[Instructions to follow]:
Your copy should be exact, beginning at the line containing "Convert this chart to D3.js code." and ending at the line containing "const ipslTicks = [-100, 0, 100, 200, 300];", with both lines kept and every picture dropped.

[Rows]:
---

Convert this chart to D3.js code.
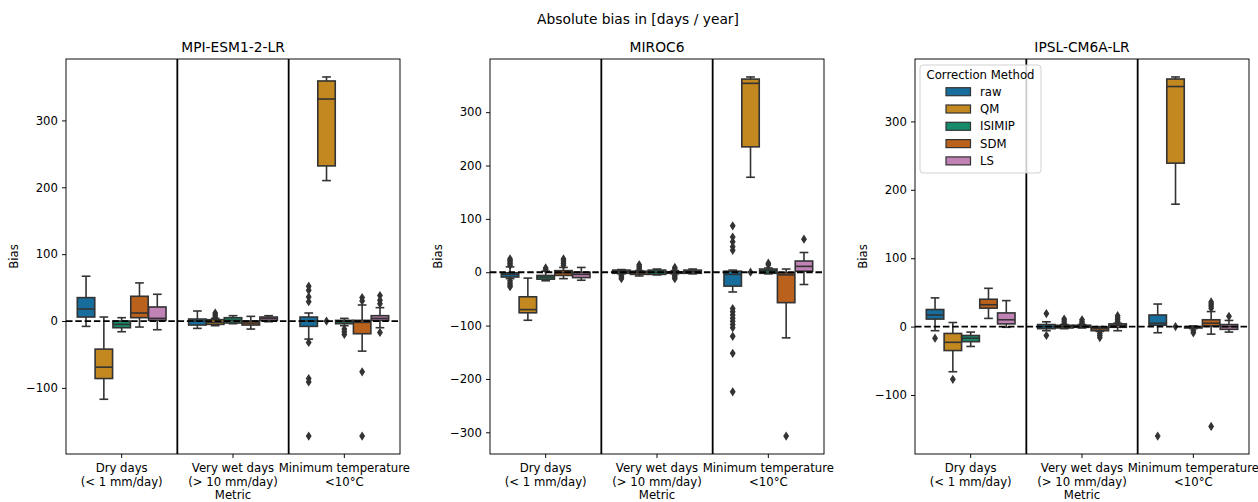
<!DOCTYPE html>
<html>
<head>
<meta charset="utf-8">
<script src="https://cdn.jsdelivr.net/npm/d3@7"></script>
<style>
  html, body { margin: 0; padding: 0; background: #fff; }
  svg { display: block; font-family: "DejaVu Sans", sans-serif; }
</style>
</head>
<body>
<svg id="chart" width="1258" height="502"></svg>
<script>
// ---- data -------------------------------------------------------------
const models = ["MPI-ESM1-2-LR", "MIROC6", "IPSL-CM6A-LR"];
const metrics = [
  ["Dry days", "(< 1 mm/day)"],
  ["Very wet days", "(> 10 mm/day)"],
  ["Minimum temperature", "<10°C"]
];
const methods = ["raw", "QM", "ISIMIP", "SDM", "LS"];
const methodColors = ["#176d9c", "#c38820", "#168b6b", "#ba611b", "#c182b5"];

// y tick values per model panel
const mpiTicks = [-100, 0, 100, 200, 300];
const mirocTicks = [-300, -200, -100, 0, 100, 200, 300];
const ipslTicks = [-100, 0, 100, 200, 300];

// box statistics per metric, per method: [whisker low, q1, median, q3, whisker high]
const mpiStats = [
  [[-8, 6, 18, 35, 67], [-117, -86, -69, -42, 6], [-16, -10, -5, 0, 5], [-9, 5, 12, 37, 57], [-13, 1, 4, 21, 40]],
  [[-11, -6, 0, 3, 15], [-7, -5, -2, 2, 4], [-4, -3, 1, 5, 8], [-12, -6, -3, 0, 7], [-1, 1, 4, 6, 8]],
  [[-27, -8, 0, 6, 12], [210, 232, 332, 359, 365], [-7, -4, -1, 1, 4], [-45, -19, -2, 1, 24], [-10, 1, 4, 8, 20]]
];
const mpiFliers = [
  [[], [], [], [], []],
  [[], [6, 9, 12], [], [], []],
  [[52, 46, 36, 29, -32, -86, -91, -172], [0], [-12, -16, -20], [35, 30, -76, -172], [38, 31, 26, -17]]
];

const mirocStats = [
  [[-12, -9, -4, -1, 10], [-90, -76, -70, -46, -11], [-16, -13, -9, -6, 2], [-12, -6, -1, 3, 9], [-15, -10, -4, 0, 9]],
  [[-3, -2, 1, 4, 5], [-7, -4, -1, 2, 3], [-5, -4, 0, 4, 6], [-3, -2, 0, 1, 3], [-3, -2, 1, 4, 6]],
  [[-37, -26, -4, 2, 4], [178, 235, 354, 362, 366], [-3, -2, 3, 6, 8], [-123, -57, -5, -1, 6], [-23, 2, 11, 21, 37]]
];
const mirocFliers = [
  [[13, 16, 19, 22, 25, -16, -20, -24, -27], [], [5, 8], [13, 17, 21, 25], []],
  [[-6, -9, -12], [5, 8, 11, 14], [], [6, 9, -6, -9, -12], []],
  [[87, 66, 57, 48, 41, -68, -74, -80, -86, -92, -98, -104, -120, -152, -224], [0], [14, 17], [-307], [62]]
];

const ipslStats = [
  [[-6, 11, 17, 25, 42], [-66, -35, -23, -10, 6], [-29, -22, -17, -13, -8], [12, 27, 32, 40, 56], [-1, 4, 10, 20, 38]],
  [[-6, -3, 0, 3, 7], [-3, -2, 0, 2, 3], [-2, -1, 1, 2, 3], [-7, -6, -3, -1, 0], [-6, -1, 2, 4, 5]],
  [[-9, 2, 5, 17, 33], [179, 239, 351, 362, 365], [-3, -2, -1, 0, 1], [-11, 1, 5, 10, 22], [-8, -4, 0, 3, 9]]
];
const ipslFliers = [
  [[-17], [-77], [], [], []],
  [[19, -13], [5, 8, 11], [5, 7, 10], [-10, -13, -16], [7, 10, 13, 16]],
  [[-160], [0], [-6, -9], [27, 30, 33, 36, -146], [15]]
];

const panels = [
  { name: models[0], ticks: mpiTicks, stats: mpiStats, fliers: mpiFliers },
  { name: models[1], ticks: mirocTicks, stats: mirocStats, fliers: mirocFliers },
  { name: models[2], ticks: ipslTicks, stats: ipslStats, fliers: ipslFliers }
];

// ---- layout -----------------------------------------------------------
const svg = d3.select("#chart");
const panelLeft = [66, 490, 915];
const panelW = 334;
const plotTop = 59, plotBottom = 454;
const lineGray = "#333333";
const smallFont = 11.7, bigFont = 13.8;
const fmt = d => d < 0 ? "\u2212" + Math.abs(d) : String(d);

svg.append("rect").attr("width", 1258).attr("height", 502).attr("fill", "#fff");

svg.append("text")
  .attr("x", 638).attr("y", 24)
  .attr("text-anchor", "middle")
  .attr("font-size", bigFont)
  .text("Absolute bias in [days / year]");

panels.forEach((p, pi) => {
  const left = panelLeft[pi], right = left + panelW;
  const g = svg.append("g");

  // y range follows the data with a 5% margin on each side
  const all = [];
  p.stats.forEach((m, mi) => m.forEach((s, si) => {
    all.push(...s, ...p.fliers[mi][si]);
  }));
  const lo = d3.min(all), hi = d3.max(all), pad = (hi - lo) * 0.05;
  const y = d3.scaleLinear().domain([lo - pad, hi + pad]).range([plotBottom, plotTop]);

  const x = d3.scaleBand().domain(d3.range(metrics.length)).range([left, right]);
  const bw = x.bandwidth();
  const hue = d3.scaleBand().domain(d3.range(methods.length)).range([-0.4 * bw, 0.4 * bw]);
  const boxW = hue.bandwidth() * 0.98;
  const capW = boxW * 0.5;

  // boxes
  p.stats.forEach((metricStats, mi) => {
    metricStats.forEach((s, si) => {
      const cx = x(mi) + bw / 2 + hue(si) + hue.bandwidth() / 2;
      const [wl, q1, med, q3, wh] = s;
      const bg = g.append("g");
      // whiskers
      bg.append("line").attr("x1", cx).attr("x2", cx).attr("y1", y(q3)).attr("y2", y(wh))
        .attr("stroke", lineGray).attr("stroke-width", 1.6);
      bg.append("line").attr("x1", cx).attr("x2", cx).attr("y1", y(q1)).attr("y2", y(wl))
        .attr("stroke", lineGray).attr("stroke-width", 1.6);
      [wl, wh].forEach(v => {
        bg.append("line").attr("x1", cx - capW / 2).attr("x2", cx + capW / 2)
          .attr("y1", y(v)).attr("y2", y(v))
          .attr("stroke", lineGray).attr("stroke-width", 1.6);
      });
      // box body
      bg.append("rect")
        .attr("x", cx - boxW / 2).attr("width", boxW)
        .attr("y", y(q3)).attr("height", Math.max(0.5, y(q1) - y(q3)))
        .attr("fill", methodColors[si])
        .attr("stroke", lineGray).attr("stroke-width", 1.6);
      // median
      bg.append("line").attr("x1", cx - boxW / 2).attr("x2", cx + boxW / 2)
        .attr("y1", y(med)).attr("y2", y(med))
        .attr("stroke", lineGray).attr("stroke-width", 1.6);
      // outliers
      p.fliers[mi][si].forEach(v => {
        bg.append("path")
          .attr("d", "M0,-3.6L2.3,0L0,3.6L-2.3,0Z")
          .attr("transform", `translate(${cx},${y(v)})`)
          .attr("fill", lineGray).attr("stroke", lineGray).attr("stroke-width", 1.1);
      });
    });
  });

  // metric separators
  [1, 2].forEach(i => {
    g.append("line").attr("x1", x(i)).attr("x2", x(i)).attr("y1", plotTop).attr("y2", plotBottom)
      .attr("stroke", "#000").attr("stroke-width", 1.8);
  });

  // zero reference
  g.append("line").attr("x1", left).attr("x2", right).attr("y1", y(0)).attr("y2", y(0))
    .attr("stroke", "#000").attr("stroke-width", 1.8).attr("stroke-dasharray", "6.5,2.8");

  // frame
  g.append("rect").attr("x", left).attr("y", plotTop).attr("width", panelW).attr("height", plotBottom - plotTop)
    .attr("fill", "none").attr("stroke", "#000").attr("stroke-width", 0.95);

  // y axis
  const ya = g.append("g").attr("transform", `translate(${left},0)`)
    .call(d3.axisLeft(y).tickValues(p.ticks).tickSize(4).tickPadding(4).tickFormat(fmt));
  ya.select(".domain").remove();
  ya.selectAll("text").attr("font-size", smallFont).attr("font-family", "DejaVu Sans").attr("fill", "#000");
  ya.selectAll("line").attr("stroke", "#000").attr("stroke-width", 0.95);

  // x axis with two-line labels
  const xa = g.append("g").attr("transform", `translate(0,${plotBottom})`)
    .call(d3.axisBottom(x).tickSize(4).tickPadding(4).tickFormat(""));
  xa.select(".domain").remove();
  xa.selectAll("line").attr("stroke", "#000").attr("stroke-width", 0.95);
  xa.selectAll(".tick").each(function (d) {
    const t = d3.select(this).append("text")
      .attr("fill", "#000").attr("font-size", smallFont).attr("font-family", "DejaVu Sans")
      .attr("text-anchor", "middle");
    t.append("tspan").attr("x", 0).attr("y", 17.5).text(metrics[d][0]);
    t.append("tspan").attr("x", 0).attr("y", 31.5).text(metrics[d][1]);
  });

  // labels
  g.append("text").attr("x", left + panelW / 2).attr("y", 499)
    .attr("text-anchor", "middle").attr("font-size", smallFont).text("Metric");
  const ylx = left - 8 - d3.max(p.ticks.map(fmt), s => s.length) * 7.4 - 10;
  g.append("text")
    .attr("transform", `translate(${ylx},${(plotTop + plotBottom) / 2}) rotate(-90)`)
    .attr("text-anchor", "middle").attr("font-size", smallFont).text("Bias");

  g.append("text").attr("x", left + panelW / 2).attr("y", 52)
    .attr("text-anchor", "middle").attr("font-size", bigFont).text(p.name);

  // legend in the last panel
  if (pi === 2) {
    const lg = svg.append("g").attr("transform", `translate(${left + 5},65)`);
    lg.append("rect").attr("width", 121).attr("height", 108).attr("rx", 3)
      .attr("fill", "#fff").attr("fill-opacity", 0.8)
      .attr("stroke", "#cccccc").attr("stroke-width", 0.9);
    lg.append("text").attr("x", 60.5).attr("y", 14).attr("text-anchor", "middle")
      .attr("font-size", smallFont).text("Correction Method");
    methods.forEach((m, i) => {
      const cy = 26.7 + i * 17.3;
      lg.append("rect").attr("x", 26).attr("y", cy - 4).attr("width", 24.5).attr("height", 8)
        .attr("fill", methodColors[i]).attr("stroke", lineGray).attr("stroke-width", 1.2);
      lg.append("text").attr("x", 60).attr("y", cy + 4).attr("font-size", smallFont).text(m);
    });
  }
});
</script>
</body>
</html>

---

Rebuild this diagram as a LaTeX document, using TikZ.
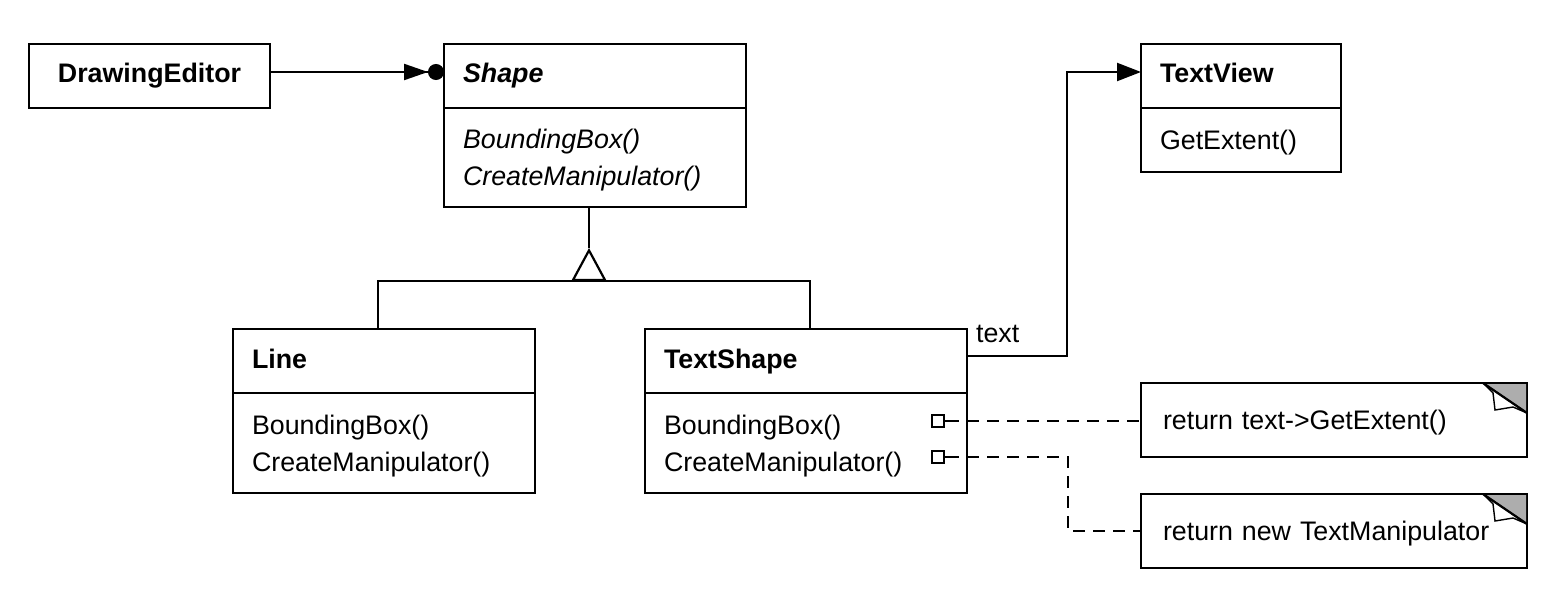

---

[The completed task]:
Convert this chart to D3.js code.
<!DOCTYPE html>
<html>
<head>
<meta charset="utf-8">
<script src="https://cdn.jsdelivr.net/npm/d3@7"></script>
<style>
  html, body { margin: 0; padding: 0; background: #fff; }
  svg { display: block; font-family: "DejaVu Sans", sans-serif; }
</style>
</head>
<body>
<svg id="chart" width="1258" height="502"></svg>
<script>
// ---- data -------------------------------------------------------------
const models = ["MPI-ESM1-2-LR", "MIROC6", "IPSL-CM6A-LR"];
const metrics = [
  ["Dry days", "(< 1 mm/day)"],
  ["Very wet days", "(> 10 mm/day)"],
  ["Minimum temperature", "<10°C"]
];
const methods = ["raw", "QM", "ISIMIP", "SDM", "LS"];
const methodColors = ["#176d9c", "#c38820", "#168b6b", "#ba611b", "#c182b5"];

// y tick values per model panel
const mpiTicks = [-100, 0, 100, 200, 300];
const mirocTicks = [-300, -200, -100, 0, 100, 200, 300];
const ipslTicks = [-100, 0, 100, 200, 300];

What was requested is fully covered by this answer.